Pérou: Une nouvelle technique laser aurait révélé des détails complexes sur des tatouages de momies appartenant à la culture Chancay (environ 900 à 1533 après J.-C) https://t.co/jxZWJReu3H pic.twitter.com/TqRfHS9tgU
— Bernadette Arnaud (@NarudaaArnaud) January 13, 2025
Un côté «Game of Thrones»
La culture Chancay, qui s’est développée le long du littoral central du Pérou, au cours de la deuxième partie du Moyen Âge (entre 1200 et 1500 après J.-C.), est surtout connue pour ses céramiques et ses textiles noir sur blanc, comme l’explique Kasia Szremski, archéologue à l’Université de l’Illinois à Urbana-Champaign, qui n’a pas participé à l’étude. Les Chancay étaient «un peu comme la maison Frey de la série Game of Thrones», avance la scientifique à Live Science: «Ils attendaient la fin de la guerre entre Chimús et Incas [vers 1470], jusqu’à ce qu’ils puissent voir qui avait l’avantage et rejoindre le camp gagnant.»
On sait peu de choses sur l’organisation sociale de la civilisation Chancay. Selon Kasia Szremski, c’est justement ce qui rend l’étude intéressante et importante. «Dans de nombreuses sociétés, les tatouages sont utilisés pour marquer les personnes ayant un statut particulier, précise-t-elle. En comprenant mieux à quoi ressemblent les tatouages de la culture Chancay, nous pouvons commencer à rechercher des motifs qui peuvent nous aider à identifier différents types, classes ou statuts de personnes.»
L’étude en question fait cependant l’objet d’une polémique et de contestations. Aaron Deter-Wolf, expert en tatouages anciens au sein de la Division d’archéologie du Tennessee (une agence gouvernementale de cet État américain), avance y avoir relevé plusieurs erreurs. Il s’oppose notamment à la conclusion, dans laquelle il est affirmé que deux des tatouages retrouvés ont été créés grâce à la technique aujourd’hui connue sous le nom de «handpoke», qui consiste à tatouer point par point.

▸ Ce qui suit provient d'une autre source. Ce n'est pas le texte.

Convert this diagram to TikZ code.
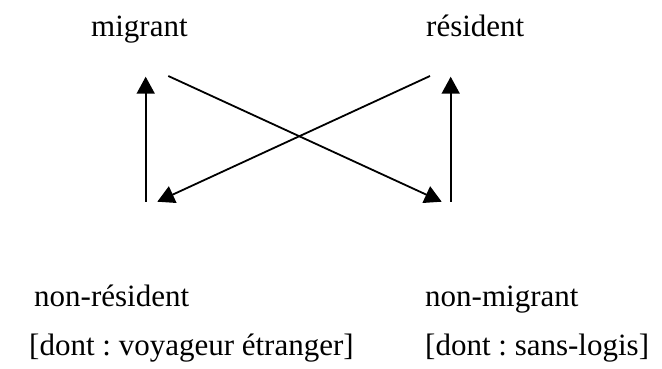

Selon Aaron Deter-Wolf, les tatouages auraient été créés en incisant de courtes lignes parallèles dans la peau, avec des pigments frottés à partir de la surface. Il se dit «consterné» par certaines parties de l’étude, dont il estime qu’elle «n’apporte pas de contribution significative à la compréhension actuelle des anciennes pratiques culturelles andines». On attend la prochaine étape du clash.